Font, Kiltiernan, Co. Dublin

Co. Dublin |

Religious Objects

Font, Kiltiernan, Co. Dublin

Tucked into the east window embrasure of a roofless medieval church in south County Dublin, a granite font has been sitting in more or less the same spot for centuries, quietly outlasting the building that once housed it.

It is a modest object, round and flat-bottomed, with a funnel-shaped interior, measuring thirty centimetres high and just under sixty centimetres at its widest point. A baptismal font of this kind was the vessel through which individuals were formally received into the Christian church, filled with water for the rite of baptism, and the choice of granite here reflects the geology of the Dublin and Wicklow uplands, where that stone is abundant and durable. What makes this one worth a second look is simply where it has ended up, wedged into a window opening of the very ruin it once served, as though someone long ago found the most logical available shelf and left it there.

The church at Kiltiernan stands within a walled graveyard on the summit of a south-facing slope, a setting that places it in a long tradition of early ecclesiastical sites chosen for visibility and drainage rather than shelter. The broader site complex, recorded under the reference DU026-020002-, encompasses the medieval church within which the font was originally used. The notes were compiled by Geraldine Stout and Padraig Clancy, specialists in Irish field monuments, and revised as recently as April 2018, suggesting the font remains accessible and in situ. Beyond those details, the documentary record for this particular object is sparse, which is itself fairly typical of rural ecclesiastical fixtures that were never removed to museums or collections and so escaped both destruction and documentation in equal measure.

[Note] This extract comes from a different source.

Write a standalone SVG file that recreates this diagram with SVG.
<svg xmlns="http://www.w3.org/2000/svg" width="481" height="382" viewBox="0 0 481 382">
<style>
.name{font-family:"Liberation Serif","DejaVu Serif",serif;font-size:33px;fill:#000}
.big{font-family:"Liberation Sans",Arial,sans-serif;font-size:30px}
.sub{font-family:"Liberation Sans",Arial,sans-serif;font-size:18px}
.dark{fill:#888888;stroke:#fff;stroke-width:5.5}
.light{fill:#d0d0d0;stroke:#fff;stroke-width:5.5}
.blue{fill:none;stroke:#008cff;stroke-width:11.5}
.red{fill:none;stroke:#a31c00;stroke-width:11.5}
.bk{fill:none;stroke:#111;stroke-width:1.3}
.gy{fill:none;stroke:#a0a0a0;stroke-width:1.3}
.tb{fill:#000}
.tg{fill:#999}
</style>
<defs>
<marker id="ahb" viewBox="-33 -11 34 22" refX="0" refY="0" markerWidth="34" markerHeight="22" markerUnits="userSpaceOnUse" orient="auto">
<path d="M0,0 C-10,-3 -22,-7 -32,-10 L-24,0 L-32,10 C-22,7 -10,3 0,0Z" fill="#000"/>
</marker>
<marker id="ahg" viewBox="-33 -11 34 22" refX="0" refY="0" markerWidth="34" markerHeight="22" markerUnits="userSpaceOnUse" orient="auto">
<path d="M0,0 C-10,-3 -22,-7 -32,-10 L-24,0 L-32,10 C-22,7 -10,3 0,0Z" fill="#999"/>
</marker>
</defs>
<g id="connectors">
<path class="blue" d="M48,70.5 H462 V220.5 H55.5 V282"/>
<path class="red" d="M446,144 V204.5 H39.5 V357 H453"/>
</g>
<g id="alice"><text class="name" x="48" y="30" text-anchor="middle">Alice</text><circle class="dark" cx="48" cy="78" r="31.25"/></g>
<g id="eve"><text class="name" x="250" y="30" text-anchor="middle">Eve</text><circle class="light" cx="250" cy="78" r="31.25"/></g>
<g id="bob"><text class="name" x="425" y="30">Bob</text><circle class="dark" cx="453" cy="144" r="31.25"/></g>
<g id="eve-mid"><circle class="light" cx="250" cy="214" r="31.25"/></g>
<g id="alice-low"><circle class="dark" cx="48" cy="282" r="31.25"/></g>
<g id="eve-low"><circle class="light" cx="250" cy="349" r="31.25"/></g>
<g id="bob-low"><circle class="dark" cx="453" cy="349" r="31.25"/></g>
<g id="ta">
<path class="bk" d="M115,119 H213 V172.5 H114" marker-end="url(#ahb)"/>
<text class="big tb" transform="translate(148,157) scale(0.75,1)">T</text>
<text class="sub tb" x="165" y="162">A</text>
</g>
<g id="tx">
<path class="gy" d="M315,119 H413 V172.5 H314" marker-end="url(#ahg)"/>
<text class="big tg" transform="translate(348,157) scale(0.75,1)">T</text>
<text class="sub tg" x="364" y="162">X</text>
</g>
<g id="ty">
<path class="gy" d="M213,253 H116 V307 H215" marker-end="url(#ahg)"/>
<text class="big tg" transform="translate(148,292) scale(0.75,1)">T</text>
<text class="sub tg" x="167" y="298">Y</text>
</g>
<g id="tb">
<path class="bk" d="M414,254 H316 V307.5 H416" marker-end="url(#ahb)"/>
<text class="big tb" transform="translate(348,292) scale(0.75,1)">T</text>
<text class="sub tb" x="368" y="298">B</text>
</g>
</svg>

The graveyard at Kiltiernan is still in use, which means the site is generally accessible and reasonably maintained. The church ruin sits at the high point of the enclosure, and the font is visible within the east wall once you are inside. Because the embrasure places it at roughly waist height, it reads almost like a display, though that arrangement was almost certainly practical rather than deliberate. The south-facing slope means the site gets good light through much of the day, and the granite, being a pale speckled stone, tends to stand out against the darker rubble of the surrounding walls. There is no formal car park or dedicated approach path noted for this location, so the usual courtesies of visiting an active burial ground apply.